[BEGIN Entries supplied]

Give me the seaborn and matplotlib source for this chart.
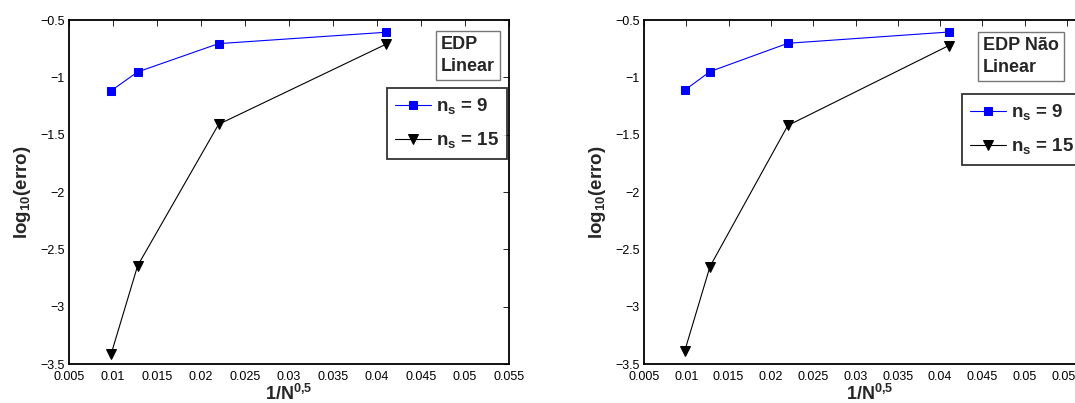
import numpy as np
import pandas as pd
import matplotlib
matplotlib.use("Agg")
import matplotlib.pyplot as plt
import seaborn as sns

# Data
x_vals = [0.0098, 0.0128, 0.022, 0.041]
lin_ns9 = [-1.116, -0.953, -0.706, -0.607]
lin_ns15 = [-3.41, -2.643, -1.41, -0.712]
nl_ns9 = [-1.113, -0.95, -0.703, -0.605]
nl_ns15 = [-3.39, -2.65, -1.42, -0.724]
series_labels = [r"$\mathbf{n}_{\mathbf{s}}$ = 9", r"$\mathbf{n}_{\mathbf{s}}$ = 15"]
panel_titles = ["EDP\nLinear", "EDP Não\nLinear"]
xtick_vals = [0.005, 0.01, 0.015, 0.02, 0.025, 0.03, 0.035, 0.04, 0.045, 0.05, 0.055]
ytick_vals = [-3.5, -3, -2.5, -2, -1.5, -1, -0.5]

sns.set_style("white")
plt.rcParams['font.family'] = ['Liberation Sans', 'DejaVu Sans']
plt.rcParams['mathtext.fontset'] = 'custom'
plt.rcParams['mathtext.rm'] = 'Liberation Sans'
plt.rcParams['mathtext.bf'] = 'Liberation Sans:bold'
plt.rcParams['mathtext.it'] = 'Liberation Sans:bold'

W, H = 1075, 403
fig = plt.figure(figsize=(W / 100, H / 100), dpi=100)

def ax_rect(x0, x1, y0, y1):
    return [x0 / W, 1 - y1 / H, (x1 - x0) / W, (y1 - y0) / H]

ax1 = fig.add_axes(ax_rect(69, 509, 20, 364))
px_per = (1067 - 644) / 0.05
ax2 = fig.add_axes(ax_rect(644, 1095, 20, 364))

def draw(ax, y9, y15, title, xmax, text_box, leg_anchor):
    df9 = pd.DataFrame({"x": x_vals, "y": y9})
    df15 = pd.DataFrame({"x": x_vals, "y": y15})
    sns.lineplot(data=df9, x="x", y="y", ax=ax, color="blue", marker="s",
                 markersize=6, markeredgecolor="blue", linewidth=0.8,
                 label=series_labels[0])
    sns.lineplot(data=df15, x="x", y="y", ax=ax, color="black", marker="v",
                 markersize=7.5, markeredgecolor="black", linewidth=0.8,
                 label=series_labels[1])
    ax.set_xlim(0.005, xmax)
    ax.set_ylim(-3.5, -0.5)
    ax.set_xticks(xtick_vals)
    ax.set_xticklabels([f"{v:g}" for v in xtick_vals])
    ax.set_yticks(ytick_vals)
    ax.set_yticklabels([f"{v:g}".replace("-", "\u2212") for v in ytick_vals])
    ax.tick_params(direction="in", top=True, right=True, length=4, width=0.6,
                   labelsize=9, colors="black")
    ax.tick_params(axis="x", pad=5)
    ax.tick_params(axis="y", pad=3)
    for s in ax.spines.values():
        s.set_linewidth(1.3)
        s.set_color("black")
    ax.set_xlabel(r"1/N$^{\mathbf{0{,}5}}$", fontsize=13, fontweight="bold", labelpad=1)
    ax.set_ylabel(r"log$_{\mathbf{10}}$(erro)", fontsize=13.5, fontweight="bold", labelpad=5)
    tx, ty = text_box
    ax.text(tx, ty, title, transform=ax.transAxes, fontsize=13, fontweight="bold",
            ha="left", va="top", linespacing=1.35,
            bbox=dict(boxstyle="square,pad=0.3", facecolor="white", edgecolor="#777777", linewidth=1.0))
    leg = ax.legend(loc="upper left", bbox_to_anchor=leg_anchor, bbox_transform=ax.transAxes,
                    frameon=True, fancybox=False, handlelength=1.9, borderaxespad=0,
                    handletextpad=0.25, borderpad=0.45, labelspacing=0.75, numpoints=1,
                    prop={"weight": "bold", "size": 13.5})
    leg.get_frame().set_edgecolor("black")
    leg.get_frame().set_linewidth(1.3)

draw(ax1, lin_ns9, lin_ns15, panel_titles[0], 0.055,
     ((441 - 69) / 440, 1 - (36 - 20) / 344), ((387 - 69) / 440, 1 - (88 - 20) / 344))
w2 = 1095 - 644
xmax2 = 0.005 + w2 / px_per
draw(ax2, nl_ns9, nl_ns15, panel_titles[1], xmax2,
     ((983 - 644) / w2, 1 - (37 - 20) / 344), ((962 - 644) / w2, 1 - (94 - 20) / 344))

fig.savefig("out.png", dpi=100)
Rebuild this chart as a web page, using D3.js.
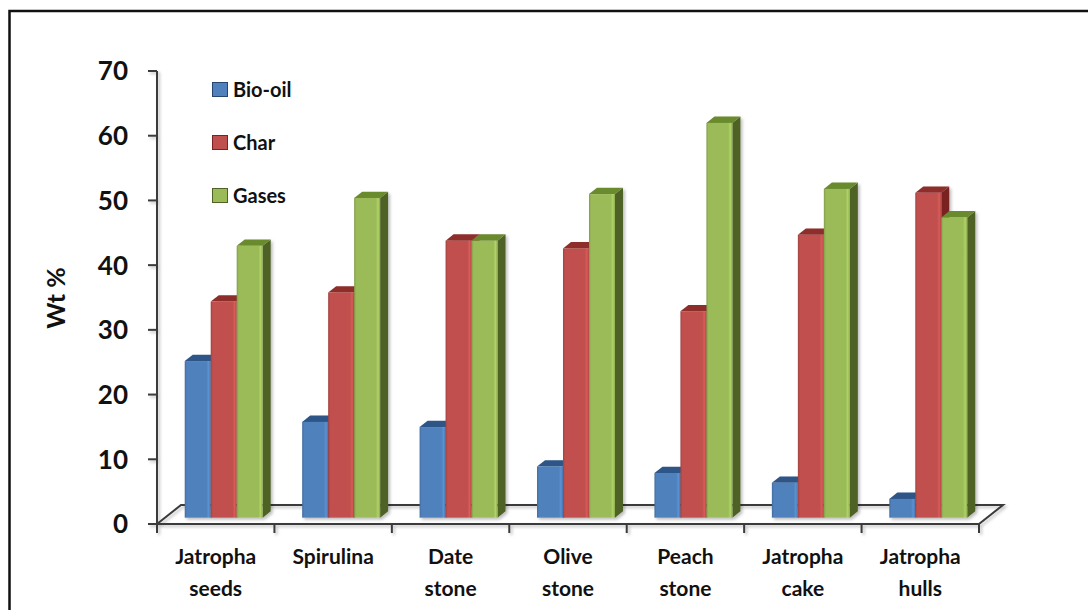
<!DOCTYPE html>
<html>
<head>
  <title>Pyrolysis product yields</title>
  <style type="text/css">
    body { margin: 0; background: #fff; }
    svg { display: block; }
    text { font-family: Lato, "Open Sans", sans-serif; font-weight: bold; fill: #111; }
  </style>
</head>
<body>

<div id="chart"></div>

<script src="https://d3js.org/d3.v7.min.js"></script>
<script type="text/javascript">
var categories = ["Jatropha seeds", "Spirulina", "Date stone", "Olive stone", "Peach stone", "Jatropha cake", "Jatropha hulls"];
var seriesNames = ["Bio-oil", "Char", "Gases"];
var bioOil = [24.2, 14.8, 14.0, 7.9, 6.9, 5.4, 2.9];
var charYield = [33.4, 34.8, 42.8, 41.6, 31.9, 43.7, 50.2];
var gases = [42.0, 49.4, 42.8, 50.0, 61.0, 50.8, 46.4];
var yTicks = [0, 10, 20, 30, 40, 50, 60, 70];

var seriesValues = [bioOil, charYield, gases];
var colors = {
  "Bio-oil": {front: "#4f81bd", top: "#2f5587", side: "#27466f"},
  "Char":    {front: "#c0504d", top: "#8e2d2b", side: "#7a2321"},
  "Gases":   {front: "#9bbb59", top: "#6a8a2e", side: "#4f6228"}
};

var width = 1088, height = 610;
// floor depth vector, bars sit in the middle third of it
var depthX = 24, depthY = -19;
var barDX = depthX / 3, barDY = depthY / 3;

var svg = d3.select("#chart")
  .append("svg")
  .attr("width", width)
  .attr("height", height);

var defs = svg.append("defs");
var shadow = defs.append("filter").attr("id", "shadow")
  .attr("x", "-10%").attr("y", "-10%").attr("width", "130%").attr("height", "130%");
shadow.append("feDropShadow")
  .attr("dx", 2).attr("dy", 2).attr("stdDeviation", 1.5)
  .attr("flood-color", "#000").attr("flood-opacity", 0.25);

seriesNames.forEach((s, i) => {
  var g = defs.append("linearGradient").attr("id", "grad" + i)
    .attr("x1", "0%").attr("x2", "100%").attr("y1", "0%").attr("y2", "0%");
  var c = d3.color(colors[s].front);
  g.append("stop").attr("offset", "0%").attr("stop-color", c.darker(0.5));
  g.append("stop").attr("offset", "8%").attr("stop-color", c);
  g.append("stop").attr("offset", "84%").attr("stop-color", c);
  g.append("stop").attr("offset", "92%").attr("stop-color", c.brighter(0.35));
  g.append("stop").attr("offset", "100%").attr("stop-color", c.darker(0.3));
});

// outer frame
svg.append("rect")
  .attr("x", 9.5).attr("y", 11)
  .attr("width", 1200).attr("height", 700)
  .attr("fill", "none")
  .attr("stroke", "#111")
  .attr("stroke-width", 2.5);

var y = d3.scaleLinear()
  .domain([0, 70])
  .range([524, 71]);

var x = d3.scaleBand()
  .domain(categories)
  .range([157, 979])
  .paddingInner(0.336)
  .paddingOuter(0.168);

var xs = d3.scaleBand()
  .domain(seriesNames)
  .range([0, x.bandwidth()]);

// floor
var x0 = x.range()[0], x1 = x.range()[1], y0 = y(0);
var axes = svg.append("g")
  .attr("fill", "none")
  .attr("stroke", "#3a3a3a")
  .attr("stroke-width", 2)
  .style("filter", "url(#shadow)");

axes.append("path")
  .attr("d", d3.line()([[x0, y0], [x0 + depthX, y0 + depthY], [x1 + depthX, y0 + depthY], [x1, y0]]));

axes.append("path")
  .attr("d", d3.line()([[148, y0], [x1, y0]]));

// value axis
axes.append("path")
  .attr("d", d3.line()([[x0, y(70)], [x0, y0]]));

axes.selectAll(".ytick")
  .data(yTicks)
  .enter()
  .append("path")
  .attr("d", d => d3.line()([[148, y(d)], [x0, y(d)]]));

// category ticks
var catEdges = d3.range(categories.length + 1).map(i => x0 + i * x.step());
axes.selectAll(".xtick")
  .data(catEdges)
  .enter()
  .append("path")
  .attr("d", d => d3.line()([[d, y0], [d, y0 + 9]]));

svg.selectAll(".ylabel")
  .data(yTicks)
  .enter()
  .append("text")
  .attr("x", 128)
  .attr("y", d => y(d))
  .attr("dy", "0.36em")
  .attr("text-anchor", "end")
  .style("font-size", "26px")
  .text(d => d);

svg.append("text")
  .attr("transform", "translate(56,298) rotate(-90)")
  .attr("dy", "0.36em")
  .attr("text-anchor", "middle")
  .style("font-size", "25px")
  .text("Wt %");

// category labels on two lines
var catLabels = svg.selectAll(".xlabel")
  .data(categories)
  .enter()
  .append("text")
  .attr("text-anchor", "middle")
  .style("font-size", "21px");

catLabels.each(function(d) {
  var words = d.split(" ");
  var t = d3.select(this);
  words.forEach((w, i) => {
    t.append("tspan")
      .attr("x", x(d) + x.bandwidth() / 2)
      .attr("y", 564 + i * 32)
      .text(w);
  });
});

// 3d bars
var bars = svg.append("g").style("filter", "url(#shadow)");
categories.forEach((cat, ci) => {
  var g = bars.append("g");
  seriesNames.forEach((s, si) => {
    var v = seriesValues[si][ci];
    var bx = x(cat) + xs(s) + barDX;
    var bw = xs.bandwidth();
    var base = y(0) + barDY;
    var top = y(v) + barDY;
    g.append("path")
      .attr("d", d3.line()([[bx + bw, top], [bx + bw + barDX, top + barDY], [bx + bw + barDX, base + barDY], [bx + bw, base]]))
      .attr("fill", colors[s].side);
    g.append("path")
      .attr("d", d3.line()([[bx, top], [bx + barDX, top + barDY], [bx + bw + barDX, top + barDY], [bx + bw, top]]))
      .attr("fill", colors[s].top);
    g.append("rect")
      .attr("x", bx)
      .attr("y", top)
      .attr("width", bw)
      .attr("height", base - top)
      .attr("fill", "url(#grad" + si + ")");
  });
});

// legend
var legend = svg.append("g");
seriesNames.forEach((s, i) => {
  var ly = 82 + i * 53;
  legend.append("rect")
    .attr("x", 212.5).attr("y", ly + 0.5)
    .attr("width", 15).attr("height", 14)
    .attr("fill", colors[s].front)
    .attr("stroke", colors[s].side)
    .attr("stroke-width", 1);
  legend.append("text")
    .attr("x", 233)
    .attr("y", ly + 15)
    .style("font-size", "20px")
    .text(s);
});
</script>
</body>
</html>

[END Entries supplied]

Return only the lines running from the top of the data to the line that holds "ytick_vals = [-3.5, -3, -2.5, -2, -1.5, -1, -0.5]". Include both of those lines, but skip the pictures.

Answer ▸
Give me the seaborn and matplotlib source for this chart.
import numpy as np
import pandas as pd
import matplotlib
matplotlib.use("Agg")
import matplotlib.pyplot as plt
import seaborn as sns

# Data
x_vals = [0.0098, 0.0128, 0.022, 0.041]
lin_ns9 = [-1.116, -0.953, -0.706, -0.607]
lin_ns15 = [-3.41, -2.643, -1.41, -0.712]
nl_ns9 = [-1.113, -0.95, -0.703, -0.605]
nl_ns15 = [-3.39, -2.65, -1.42, -0.724]
series_labels = [r"$\mathbf{n}_{\mathbf{s}}$ = 9", r"$\mathbf{n}_{\mathbf{s}}$ = 15"]
panel_titles = ["EDP\nLinear", "EDP Não\nLinear"]
xtick_vals = [0.005, 0.01, 0.015, 0.02, 0.025, 0.03, 0.035, 0.04, 0.045, 0.05, 0.055]
ytick_vals = [-3.5, -3, -2.5, -2, -1.5, -1, -0.5]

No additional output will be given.